Securities Enforcement and Corporate Governance Litigation
With experienced and highly regarded litigators well versed in the nuances of securities and corporate governance litigation, an established Chancery Court practice, and a keen understanding of the high stakes at play, Ballard Spahr is equipped to lead complex securities and corporate governance litigation of any size.
We advise companies and their officers and directors on every type of securities and corporate governance claim – from derivative actions and regulatory or internal investigations to special committee representations and significant shareholder class actions. We have the experience to identify and avoid potential obstacles in a case, a demonstrated ability to innovate, and a track record of success in the courtroom and through alternative dispute resolution.
- We represented an exchange and its board of governors in a lawsuit that arose from a series of transactions in which six major financial institutions acquired ownership interests totaling 89 percent of the exchange. The federal court suit was brought as Rule 10b-5 and Section 29 securities claims on behalf of a purported class of shareholders. We obtained dismissal of the complaint in the federal action, and an appeal is pending. The Delaware Chancery breach of fiduciary duty litigation was settled on the eve of trial.
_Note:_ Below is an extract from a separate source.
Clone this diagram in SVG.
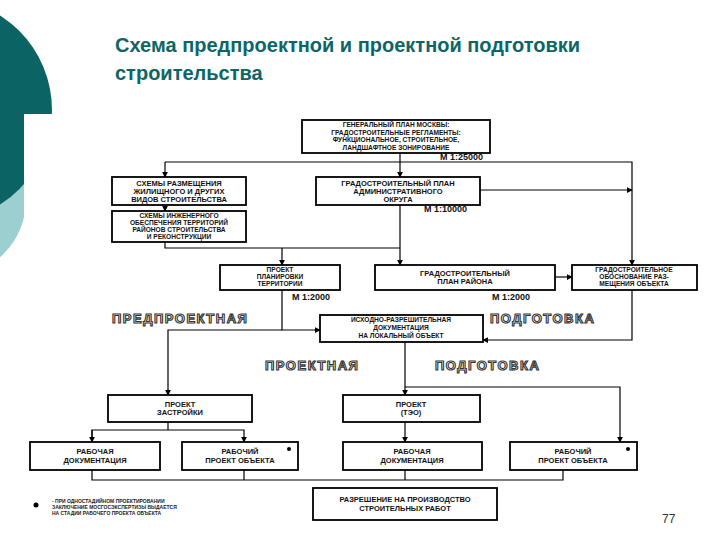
<svg xmlns="http://www.w3.org/2000/svg" width="720" height="540" viewBox="0 0 720 540">
<style>
.b{fill:#fff;stroke:#000;stroke-width:1.8}
.t{font-family:"Liberation Sans",Arial,sans-serif;font-size:7.5px;font-weight:bold;text-anchor:middle;fill:#111}
.s{font-size:6.6px}
.m{font-family:"Liberation Sans",Arial,sans-serif;font-size:9px;font-weight:bold;fill:#111}
.o{font-family:"Liberation Sans",Arial,sans-serif;font-size:13px;font-weight:900;fill:#fff;stroke:#333;stroke-width:1.1;letter-spacing:1.5px}
.c{fill:none;stroke:#000;stroke-width:1.2}
</style>
<defs><marker id="a" viewBox="0 0 8 8" refX="7" refY="4" markerWidth="5" markerHeight="5" orient="auto"><path d="M0,0L8,4L0,8z" fill="#000"/></marker></defs>
<rect width="720" height="540" fill="#fff"/>
<circle cx="-50" cy="200" r="76" fill="#9ccfcf"/>
<circle cx="-60" cy="110" r="112" fill="#0b6363"/>
<rect x="24" y="114" width="40" height="200" fill="#fff"/>
<text x="115" y="52" font-family="Liberation Sans,Arial,sans-serif" font-size="20" font-weight="bold" fill="#0d6666">Схема предпроектной и проектной подготовки</text>
<text x="115" y="80" font-family="Liberation Sans,Arial,sans-serif" font-size="20" font-weight="bold" fill="#0d6666">строительства</text>
<g id="connectors" class="c">
<path d="M400,153V177" marker-end="url(#a)"/>
<path d="M165,162H632V265" marker-end="url(#a)"/>
<path d="M165,162V177" marker-end="url(#a)"/>
<path d="M165,205V211" marker-end="url(#a)"/>
<path d="M480,190H632" marker-end="url(#a)"/>
<path d="M400,205V265" marker-end="url(#a)"/>
<path d="M165,242V248H400"/>
<path d="M282,248V265" marker-end="url(#a)"/>
<path d="M555,277H572" marker-end="url(#a)"/>
<path d="M282,290V330H320" marker-end="url(#a)"/>
<path d="M632,290V340H483" marker-end="url(#a)"/>
<path d="M282,330H168V395" marker-end="url(#a)"/>
<path d="M405,342V395" marker-end="url(#a)"/>
<path d="M405,387H620V442" marker-end="url(#a)"/>
<path d="M168,422V430"/>
<path d="M92,442V430H244V442" marker-end="url(#a)"/>
<path d="M92,430V442" marker-end="url(#a)"/>
<path d="M405,422V442" marker-end="url(#a)"/>
<path d="M92,470V480H563V470M244,470V480M405,470V480"/>
</g>
<g id="n1"><rect class="b" x="302" y="120" width="188" height="33"/><text class="t s" x="396" y="127">ГЕНЕРАЛЬНЫЙ ПЛАН МОСКВЫ:</text><text class="t s" x="396" y="134.5">ГРАДОСТРОИТЕЛЬНЫЕ РЕГЛАМЕНТЫ:</text><text class="t s" x="396" y="142">ФУНКЦИОНАЛЬНОЕ, СТРОИТЕЛЬНОЕ,</text><text class="t s" x="396" y="149.5">ЛАНДШАФТНОЕ ЗОНИРОВАНИЕ</text></g>
<text class="m" x="440" y="160">М 1:25000</text>
<g id="n2"><rect class="b" x="112" y="177" width="134" height="28"/><text class="t" x="179" y="186">СХЕМЫ РАЗМЕЩЕНИЯ</text><text class="t" x="179" y="194">ЖИЛИЩНОГО И ДРУГИХ</text><text class="t" x="179" y="202">ВИДОВ СТРОИТЕЛЬСТВА</text></g>
<g id="n3"><rect class="b" x="112" y="211" width="134" height="31"/><text class="t s" x="179" y="218">СХЕМЫ ИНЖЕНЕРНОГО</text><text class="t s" x="179" y="225">ОБЕСПЕЧЕНИЯ ТЕРРИТОРИЙ</text><text class="t s" x="179" y="232">РАЙОНОВ СТРОИТЕЛЬСТВА</text><text class="t s" x="179" y="239">И РЕКОНСТРУКЦИИ</text></g>
<g id="n4"><rect class="b" x="316" y="177" width="164" height="28"/><text class="t" x="398" y="186">ГРАДОСТРОИТЕЛЬНЫЙ ПЛАН</text><text class="t" x="398" y="194">АДМИНИСТРАТИВНОГО</text><text class="t" x="398" y="202">ОКРУГА</text></g>
<text class="m" x="424" y="212">М 1:10000</text>
<g id="n5"><rect class="b" x="220" y="265" width="120" height="25"/><text class="t s" x="280" y="272">ПРОЕКТ</text><text class="t s" x="280" y="279">ПЛАНИРОВКИ</text><text class="t s" x="280" y="286">ТЕРРИТОРИИ</text></g>
<text class="m" x="292" y="300">М 1:2000</text>
<g id="n6"><rect class="b" x="375" y="265" width="180" height="25"/><text class="t" x="465" y="276">ГРАДОСТРОИТЕЛЬНЫЙ</text><text class="t" x="465" y="284">ПЛАН РАЙОНА</text></g>
<text class="m" x="492" y="300">М 1:2000</text>
<g id="n7"><rect class="b" x="572" y="265" width="125" height="25"/><text class="t s" x="634" y="272">ГРАДОСТРОИТЕЛЬНОЕ</text><text class="t s" x="634" y="279">ОБОСНОВАНИЕ РАЗ-</text><text class="t s" x="634" y="286">МЕЩЕНИЯ ОБЪЕКТА</text></g>
<text class="o" x="112" y="323">ПРЕДПРОЕКТНАЯ</text>
<text class="o" x="490" y="323">ПОДГОТОВКА</text>
<g id="n8"><rect class="b" x="320" y="315" width="163" height="27"/><text class="t s" x="401" y="322">ИСХОДНО-РАЗРЕШИТЕЛЬНАЯ</text><text class="t s" x="401" y="330">ДОКУМЕНТАЦИЯ</text><text class="t s" x="401" y="338">НА ЛОКАЛЬНЫЙ ОБЪЕКТ</text></g>
<text class="o" x="265" y="370">ПРОЕКТНАЯ</text>
<text class="o" x="435" y="370">ПОДГОТОВКА</text>
<g id="n9"><rect class="b" x="108" y="395" width="144" height="27"/><text class="t" x="180" y="407">ПРОЕКТ</text><text class="t" x="180" y="415">ЗАСТРОЙКИ</text></g>
<g id="n10"><rect class="b" x="343" y="395" width="137" height="27"/><text class="t" x="411" y="407">ПРОЕКТ</text><text class="t" x="411" y="415">(ТЭО)</text></g>
<g id="n11"><rect class="b" x="30" y="442" width="130" height="28"/><text class="t" x="95" y="454">РАБОЧАЯ</text><text class="t" x="95" y="463">ДОКУМЕНТАЦИЯ</text></g>
<g id="n12"><rect class="b" x="182" y="442" width="116" height="28"/><text class="t" x="240" y="454">РАБОЧИЙ</text><text class="t" x="240" y="463">ПРОЕКТ ОБЪЕКТА</text><circle cx="289" cy="449" r="2"/></g>
<g id="n13"><rect class="b" x="343" y="442" width="139" height="28"/><text class="t" x="412" y="454">РАБОЧАЯ</text><text class="t" x="412" y="463">ДОКУМЕНТАЦИЯ</text></g>
<g id="n14"><rect class="b" x="510" y="442" width="127" height="28"/><text class="t" x="573" y="454">РАБОЧИЙ</text><text class="t" x="573" y="463">ПРОЕКТ ОБЪЕКТА</text><circle cx="628" cy="449" r="2"/></g>
<g id="n15"><rect class="b" x="313" y="488" width="184" height="32"/><text class="t" x="405" y="502">РАЗРЕШЕНИЕ НА ПРОИЗВОДСТВО</text><text class="t" x="405" y="511">СТРОИТЕЛЬНЫХ РАБОТ</text></g>
<circle cx="36" cy="505" r="2.5"/>
<g font-family="Liberation Sans,Arial,sans-serif" font-size="5px" font-weight="bold" fill="#222"><text x="52" y="503">- ПРИ ОДНОСТАДИЙНОМ ПРОЕКТИРОВАНИИ</text><text x="52" y="509">ЗАКЛЮЧЕНИЕ МОСГОСЭКСПЕРТИЗЫ ВЫДАЕТСЯ</text><text x="52" y="515">НА СТАДИИ РАБОЧЕГО ПРОЕКТА ОБЪЕКТА</text></g>
<text x="662" y="523" font-family="Liberation Sans,Arial,sans-serif" font-size="12" fill="#333">77</text>
</svg>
- We defended a national drugstore chain against civil securities multidistrict litigation, SEC and Department of Justice criminal investigations, and ERISA litigation arising out of accounting irregularities that ultimately resulted in a $1.6 billion restatement of the company's financial results. Ballard Spahr persuaded the government to decline any criminal prosecution of the company itself and was able to negotiate settlements of the securities and ERISA class actions and the SEC investigation that were funded in significant part by insurance.
- We defended a national financial services company and certain of its officers against a securities fraud class action arising from its off-balance-sheet accounting treatment of volatile and non-performing loans and venture capital assets it had sold to special purpose entities. The plaintiffs expert estimated that the class suffered more than one billion dollars in damages. Ballard Spahr negotiated a settlement pursuant to which our client contributed a fraction of the cost, all of which was covered by its directors' and officers' liability insurance.